I'm looking to row reduce sparse matricies modulus 2. I've included the 'fast reduced row echelon form' frref function created by Armin Ataei below. Currently I've made a modification to the non-sparse matrix condition to preform 'fast' row reduction modulo 2.

However I'm unfamiliar with the coding notation of sparse matricies and I'm unsure how to do the same for the sparse matrix condition.

Thank you all very much for your help, I really appreciate it.

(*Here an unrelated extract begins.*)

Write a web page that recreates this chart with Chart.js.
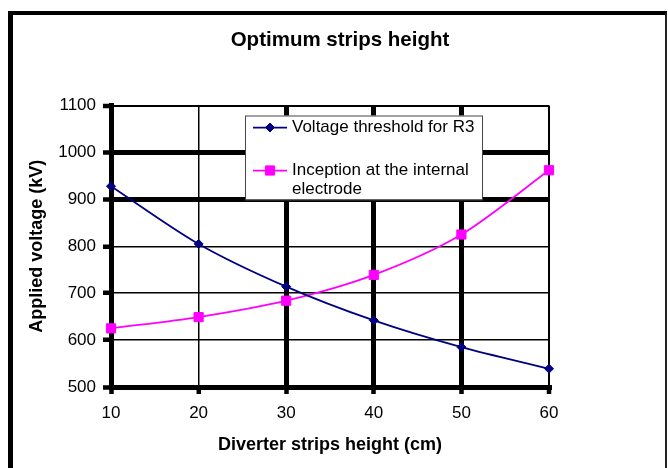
<!DOCTYPE html>
<html>
<head>
<meta charset="utf-8">
<title>Optimum strips height</title>
<script src="https://cdn.jsdelivr.net/npm/chart.js@4/dist/chart.umd.min.js"></script>
<style>
  html, body { margin: 0; padding: 0; background: #fff; }
  #wrap { position: relative; width: 668px; height: 468px; overflow: hidden; }
  #wrap canvas { position: absolute; left: 0; top: 0; }
  /* black frame round the chart (cut at the bottom) */
  #frame {
    position: absolute; left: 8px; top: 11px; right: 1px; bottom: -10px;
    border-left: 5px solid #000; border-top: 4px solid #000; border-right: 2px solid #222;
    pointer-events: none;
  }
</style>
</head>
<body>
<div id="wrap">
  <canvas id="chart" width="668" height="468"></canvas>
  <div id="frame"></div>
</div>
<script>
// ======== Data ========
const stripHeights = [10, 20, 30, 40, 50, 60];            // cm
const thresholdR3 = [928, 805, 714, 642, 585, 539];       // kV
const inceptionInternal = [625, 649, 684, 739, 825, 962]; // kV
const voltageTicks = [500, 600, 700, 800, 900, 1000, 1100];
const seriesNames = ['Voltage threshold for R3', 'Inception at the internal electrode'];

const FONT = "'Liberation Sans', Arial, Helvetica, sans-serif";

// heavy grid lines, as in the original sheet
const heavyY = [500, 900, 1000];
const heavyX = [10, 30, 40, 50];

function gridWidthY(ctx) {
  const v = ctx.tick && ctx.tick.value;
  if (heavyY.includes(v)) return 5;
  if (v === voltageTicks[voltageTicks.length - 1]) return 2;
  return 1.5;
}
function gridWidthX(ctx) {
  const v = stripHeights[ctx.index];
  if (heavyX.includes(v)) return 5;
  if (v === stripHeights[stripHeights.length - 1]) return 2;
  return 1.5;
}

// ======== Legend box inside the plot ========
const legendBox = {
  id: 'legendBox',
  afterDatasetsDraw(chart) {
    const { ctx, chartArea } = chart;
    const x = chartArea.left + 134, y = chartArea.top + 10, w = 237, h = 84;
    const rows = [12, 55];
    ctx.save();
    ctx.fillStyle = '#fff';
    ctx.fillRect(x, y, w, h);
    ctx.strokeStyle = '#444';
    ctx.lineWidth = 1;
    ctx.strokeRect(x + 0.5, y + 0.5, w, h);

    ctx.font = '17px ' + FONT;
    ctx.textBaseline = 'middle';
    ctx.textAlign = 'left';

    chart.data.datasets.forEach((ds, i) => {
      const cy = y + rows[i];
      ctx.strokeStyle = ds.borderColor;
      ctx.fillStyle = ds.backgroundColor;
      ctx.lineWidth = ds.borderWidth;
      ctx.beginPath();
      ctx.moveTo(x + 8, cy);
      ctx.lineTo(x + 42, cy);
      ctx.stroke();

      // marker
      const mx = x + 25;
      ctx.lineWidth = 1;
      ctx.beginPath();
      if (ds.pointStyle === 'rectRot') {
        const r = ds.pointRadius;
        ctx.moveTo(mx, cy - r); ctx.lineTo(mx + r, cy);
        ctx.lineTo(mx, cy + r); ctx.lineTo(mx - r, cy);
      } else {
        const s = ds.pointRadius * Math.SQRT1_2;
        ctx.rect(mx - s, cy - s, 2 * s, 2 * s);
      }
      ctx.closePath();
      ctx.fill();
      ctx.stroke();

      // label, wrapped to the box
      ctx.fillStyle = '#000';
      const words = ds.label.split(' ');
      const lines = [];
      let line = '';
      words.forEach(wd => {
        const test = line ? line + ' ' + wd : wd;
        if (ctx.measureText(test).width > 188 && line) { lines.push(line); line = wd; }
        else line = test;
      });
      lines.push(line);
      lines.forEach((t, k) => ctx.fillText(t, x + 47, cy + k * 19));
    });
    ctx.restore();
  }
};

// ======== Chart ========
new Chart(document.getElementById('chart'), {
  type: 'line',
  data: {
    labels: stripHeights,
    datasets: [
      {
        label: seriesNames[0],
        data: thresholdR3,
        borderColor: '#000080',
        backgroundColor: '#000080',
        borderWidth: 1.75,
        pointStyle: 'rectRot',
        pointRadius: 4.5,
        pointBorderWidth: 1,
        tension: 0.3,
        fill: false
      },
      {
        label: seriesNames[1],
        data: inceptionInternal,
        borderColor: '#FF00FF',
        backgroundColor: '#FF00FF',
        borderWidth: 1.75,
        pointStyle: 'rect',
        pointRadius: 6.5,
        pointBorderWidth: 1,
        tension: 0.3,
        fill: false
      }
    ]
  },
  options: {
    responsive: false,
    animation: false,
    layout: { padding: { left: 14, right: 2, top: 0, bottom: 0 } },
    plugins: {
      legend: { display: false },
      tooltip: { enabled: false },
      title: {
        display: true,
        text: 'Optimum strips height',
        color: '#000',
        font: { family: FONT, size: 20.5, weight: 'bold', lineHeight: 1.2 },
        padding: { top: 28.2, bottom: 52.7 }
      }
    },
    scales: {
      x: {
        offset: false,
        grid: { color: '#000', lineWidth: gridWidthX, tickLength: 7, tickWidth: 4.5, tickColor: '#000' },
        border: { display: true, color: '#000', width: 5 },
        ticks: { color: '#000', font: { family: FONT, size: 17 }, padding: 9, maxRotation: 0 },
        title: {
          display: true,
          text: 'Diverter strips height (cm)',
          color: '#000',
          font: { family: FONT, size: 18, weight: 'bold', lineHeight: 1.2 },
          padding: { top: 0, bottom: 12.6 }
        },
        afterFit(scale) { scale.height = 81; }
      },
      y: {
        min: voltageTicks[0],
        max: voltageTicks[voltageTicks.length - 1],
        afterBuildTicks(scale) { scale.ticks = voltageTicks.map(v => ({ value: v })); },
        grid: { color: '#000', lineWidth: gridWidthY, tickLength: 8, tickWidth: 4.5, tickColor: '#000' },
        border: { display: true, color: '#000', width: 5 },
        ticks: {
          color: '#000',
          font: { family: FONT, size: 17 },
          padding: 7,
          callback: v => String(v)   // plain numbers, no thousands separator
        },
        title: {
          display: true,
          text: 'Applied voltage (kV)',
          color: '#000',
          font: { family: FONT, size: 18, weight: 'bold', lineHeight: 1.2 },
          padding: { top: 12.7, bottom: 0 }
        },
        afterFit(scale) { scale.width = 97; }
      },
      // empty space right of the plot
      spacer: {
        position: 'right',
        display: true,
        grid: { display: false },
        border: { display: false },
        ticks: { display: false },
        afterFit(scale) { scale.width = 117; }
      }
    }
  },
  plugins: [legendBox]
});
</script>
</body>
</html>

function [A,jb] = frref(A,tol,type)
%FRREF   Fast reduced row echelon form.
%   R = FRREF(A) produces the reduced row echelon form of A.
%   [R,jb] = FRREF(A,TOL) uses the given tolerance in the rank tests.
%   [R,jb] = FRREF(A,TOL,TYPE) forces frref calculation using the algorithm
%   for full (TYPE='f') or sparse (TYPE='s') matrices.
%   
% 
%   Description: 
%   For full matrices, the algorithm is based on the vectorization of MATLAB's
%   RREF function. A typical speed-up range is about 2-4 times of 
%   the MATLAB's RREF function. However, the actual speed-up depends on the 
%   size of A. The speed-up is quite considerable if the number of columns in
%   A is considerably larger than the number of its rows or when A is not dense.
%
%   For sparse matrices, the algorithm ignores the tol value and uses sparse
%   QR to compute the rref form, improving the speed by a few orders of 
%   magnitude.
%
%   Authors: Armin Ataei-Esfahani (2008)
%            Ashish Myles (2012)
%
%   Revisions:
%   25-Sep-2008   Created Function
%   21-Nov-2012   Added faster algorithm for sparse matrices
[m,n] = size(A);
%   reduce A modulo 2
A = mod(A,2);
switch nargin
  case 1,
    % Compute the default tolerance if none was provided.
    tol = max(m,n)*eps(class(A))*norm(A,'inf');
    if issparse(A)
      type = 's';
    else
      type = 'f';
    end
  case 2,
  if issparse(A)
    type = 's';
  else
    type = 'f';
  end
  case 3,
    if ~ischar(type)
      error('Unknown matrix TYPE! Use ''f'' for full and ''s'' for sparse matrices.')
    end
    type = lower(type);
    if ~strcmp(type,'f') && ~strcmp(type,'s')
      error('Unknown matrix TYPE! Use ''f'' for full and ''s'' for sparse matrices.')
    end
end
do_full = ~issparse(A) || strcmp(type,'f');
if do_full
    % Loop over the entire matrix.
    i = 1;
    j = 1;
    jb = [];
    % t1 = clock;
    while (i <= m) && (j <= n)
       % Find value and index of largest element in the remainder of column j.
       [p,k] = max(abs(A(i:m,j))); k = k+i-1;
       if (p <= tol)
          % The column is negligible, zero it out.
          A(i:m,j) = 0; %(faster for sparse) %zeros(m-i+1,1);
          j = j + 1;
       else
          % Remember column index
          jb = [jb j];
          % Swap i-th and k-th rows.
          A([i k],j:n) = A([k i],j:n);
          % Divide the pivot row by the pivot element. This means we need
          % to multiply by the modular inverse of the pivot
          pivinv = minv(p,2);
          Ai = mod(A(i,j:n)*pivinv,2);    
          % Subtract multiples of the pivot row from all the other rows.
          A(:,j:n) = mod(A(:,j:n) - A(:,j)*Ai,2);
          A(i,j:n) = Ai;
          i = i + 1;
          j = j + 1;
       end
    end
else
    % Non-pivoted Q-less QR decomposition computed by Matlab actually
    % produces the right structure (similar to rref) to identify independent
    % columns.
    R = qr(A);
    % i_dep = pivot columns = dependent variables
    %       = left-most non-zero column (if any) in each row
    % indep_rows (binary vector) = non-zero rows of R
    [indep_rows, i_dep] = max(R ~= 0, [], 2);
    indep_rows = full(indep_rows); % probably more efficient
    i_dep = i_dep(indep_rows);
    i_indep = setdiff(1:n, i_dep);
    % solve R(indep_rows, i_dep) x = R(indep_rows, i_indep)
    %   to eliminate all the i_dep columns
    %   (i.e. we want F(indep_rows, i_dep) = Identity)
    F = sparse([],[],[], m, n);
    F(indep_rows, i_indep) = R(indep_rows, i_dep) \ R(indep_rows, i_indep);
    F(indep_rows, i_dep) = speye(length(i_dep));
    % result
    A = F;
    jb = i_dep;
end
end
function xinv = minv(x,field)
  % returns the modular inverse of x in the defined field.
  [G,C,~] = gcd(x,field);
  if G ~= 1
    xinv = [];
  else
    % the other outputs [G,C,D]=gcd(x,field) are such that 
    % x*C + field*D = G
    % we don't care about D (the third output), so C gives us the modular
    % inverse of x. Make sure it is reduced though.
    xinv = mod(C,field);
  end
end